Tuesday, September 1, 2015

One Jumbo of a Sad Story

Jumbo: The True Story of the Greatest Elephant in the World, Paul Chambers
Steerforth Press, 2008, 208 pages

*Alert: Spoilers included*

I fell head over heels for circus lore after reading Water for Elephants, and was dying to get my hands on some real-life circus stories. The story of Jumbo seemed a perfect place to start. But this book was sad from start to finish. I turned the last page feeling disappointed, and Chambers' tone suggested that he did as well. His last line, which quotes the adage, "The bigger they come, the harder they fall," paints Jumbo's life as ultimately a let-down.

From the very start, Jumbo's entrance into captivity was marked by violence. The Victorian era had developed an entire business around the sale and trade of wild animals, so capturing elephant calves, and necessarily slaughtering their mothers, was common. I have a middle-of-the-road attitude about treatment of animals: I like to see animals treated with kindness, but I would never elevate the importance of an animal with that of a person. Perhaps the killing of Jumbo's mother, and other wild elephants, was excessively cruel, but perhaps bringing a baby elephant into captivity for the delight of thousands of people should be expected to have such a cost. Regardless, it does tug at the heartstrings to read about a baby taken so forcibly from his dying mother.

Jumbo's life in captivity continued to be laced with illness, deception, manipulation, and anger. Though he came to be nearly a national mascot while residing in the London Zoo, he was given to fits of rage and during some periods, his battered enclosure required daily repair. His keeper, a withdrawn and unsocial man, grew wildly possessive of Jumbo, not allowing anyone else to train or handle him. When sold to the American circus tycoon, P.T. Barnum, Jumbo apparently refused to go and it took the team nearly two months from the time of sale before they contrived a successful plan to move the animal from his London dwelling to the steamer that would take him across the Atlantic.

After just four years of touring with Barnum's circus, Jumbo met a shocking and violent end in a train wreck. His preserved and stuffed skin, which first toured with the circus and was then donated to Tufts College where it stood for decades, also met a tragic end when the building caught fire in the 1970's. His keeper, who had always been a loner and was even more solitary after the death of his companion, dropped off the map and most likely died in poverty. Even Jumbo's "wife," a female elephant who'd been housed with him in London and was later bought by Barnum's circus, was killed in a fire several years after Jumbo's death. How's that for an upbeat tale?

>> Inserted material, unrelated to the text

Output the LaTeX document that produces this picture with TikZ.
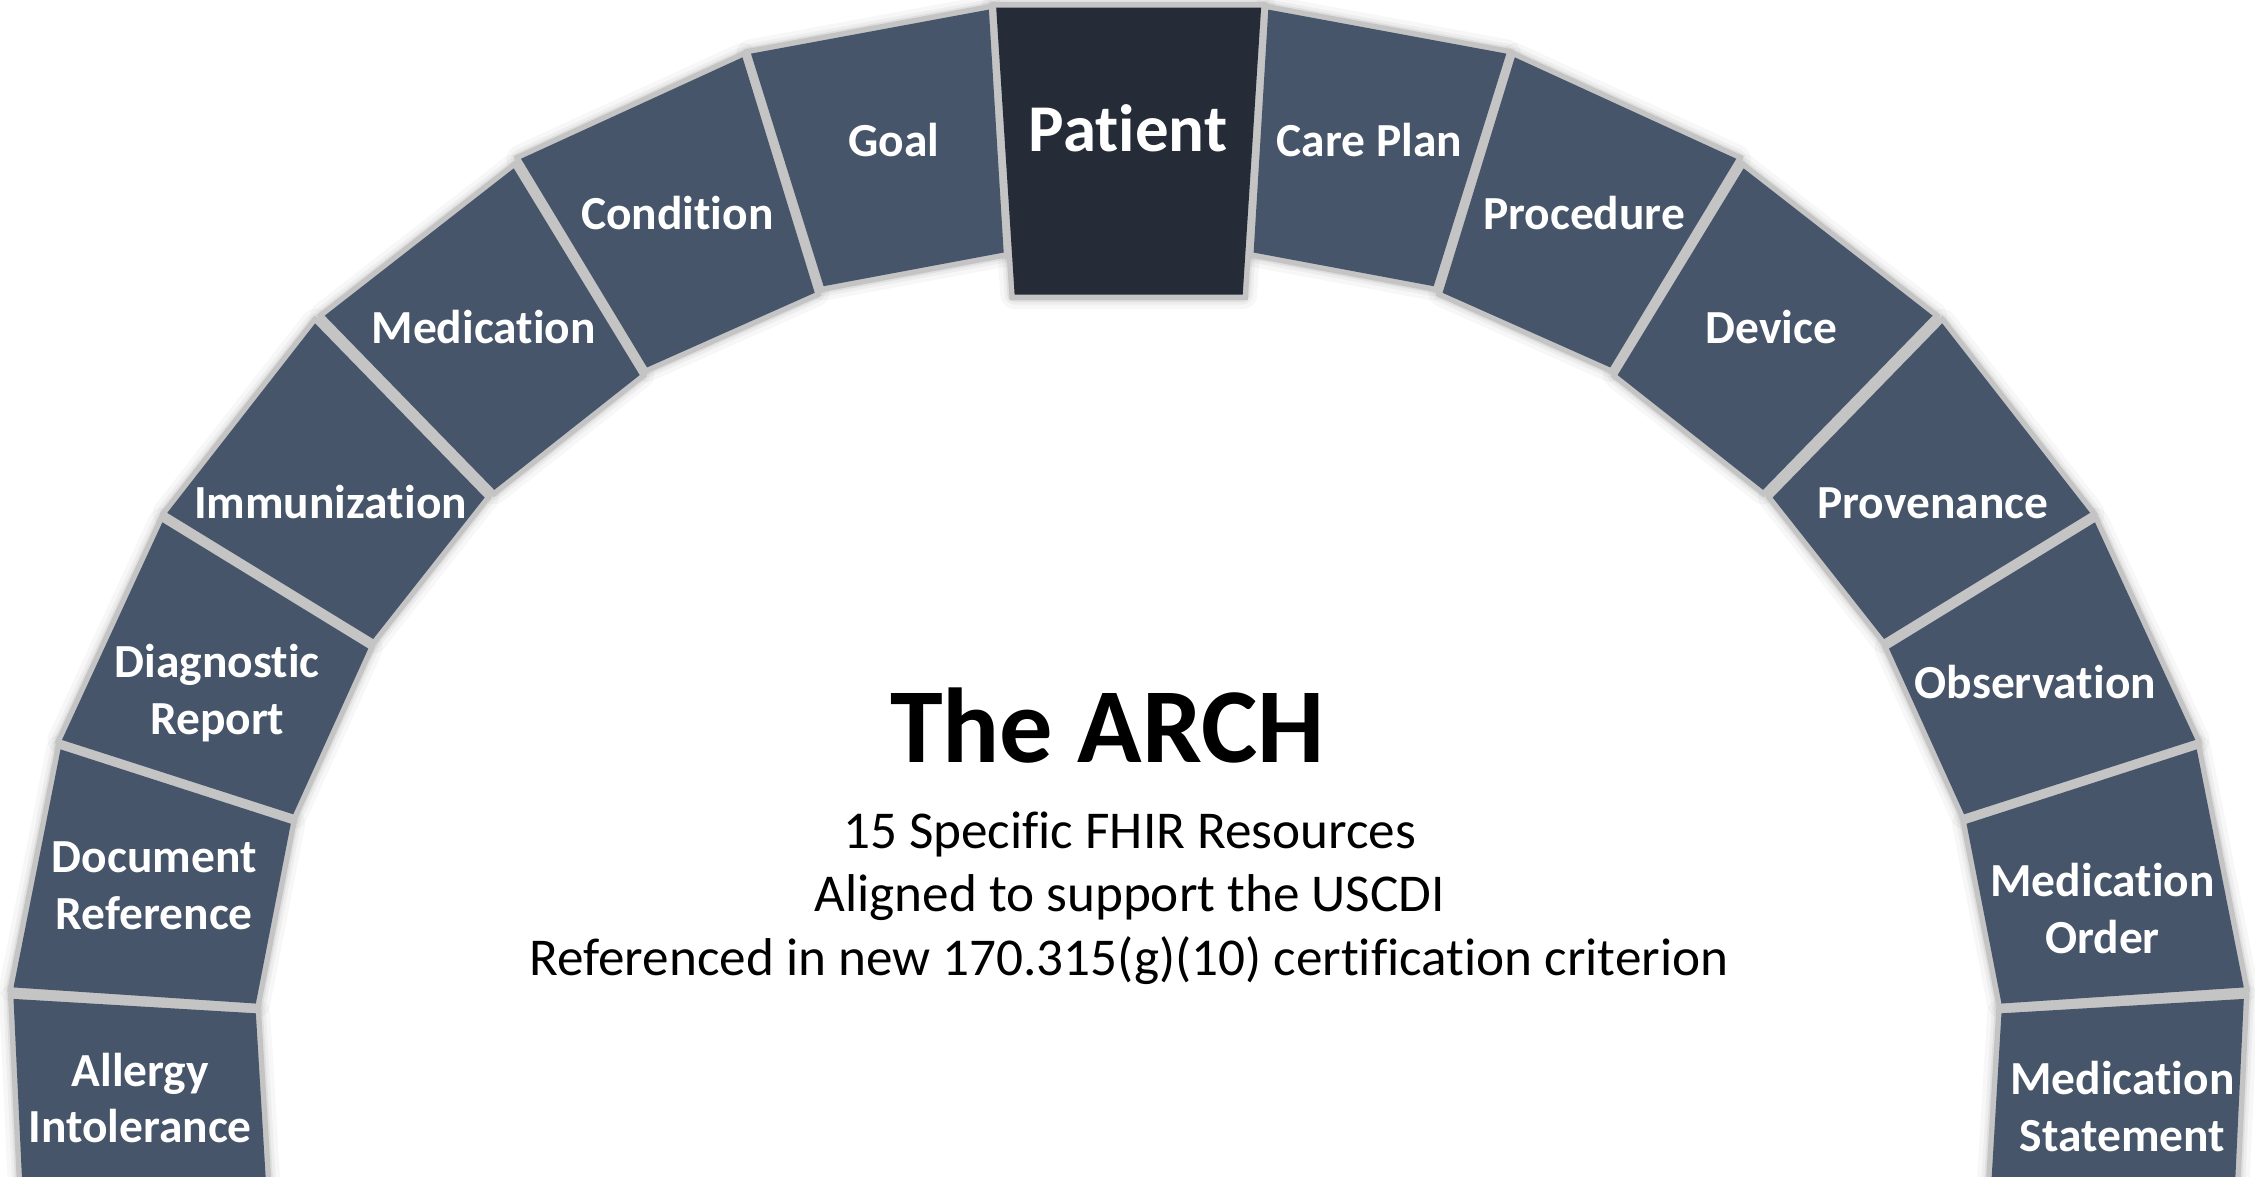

Jumbo might have lived up to 60 years in the wild had he never been captured. He might have enjoyed 30 or more in the London Zoo, if he hadn't been so troublesome. As it was, he was killed at the age of about 25, but his impact outstripped his lifespan for he had entertained tens of thousands of people in both Britain and in the United States and had planted his name firmly into the American soil as a household adjective.

If nothing else, Jumbo's story reminds us that nothing in this world can last and that perhaps by trying to hold on to something we love, we only make the parting more difficult when it finally comes. Furthermore, it uncovers the fact that life in the zoo or the circus is not as glitzy and magical as you might assume. Danger and exhaustion are a way of life and when tragedy strikes, the show must go on (even if it means whisking a killed acrobat from the ring before anyone notices). As a pleasure read, Jumbo was informative but discouraging. I suggest you take your reading hours elsewhere.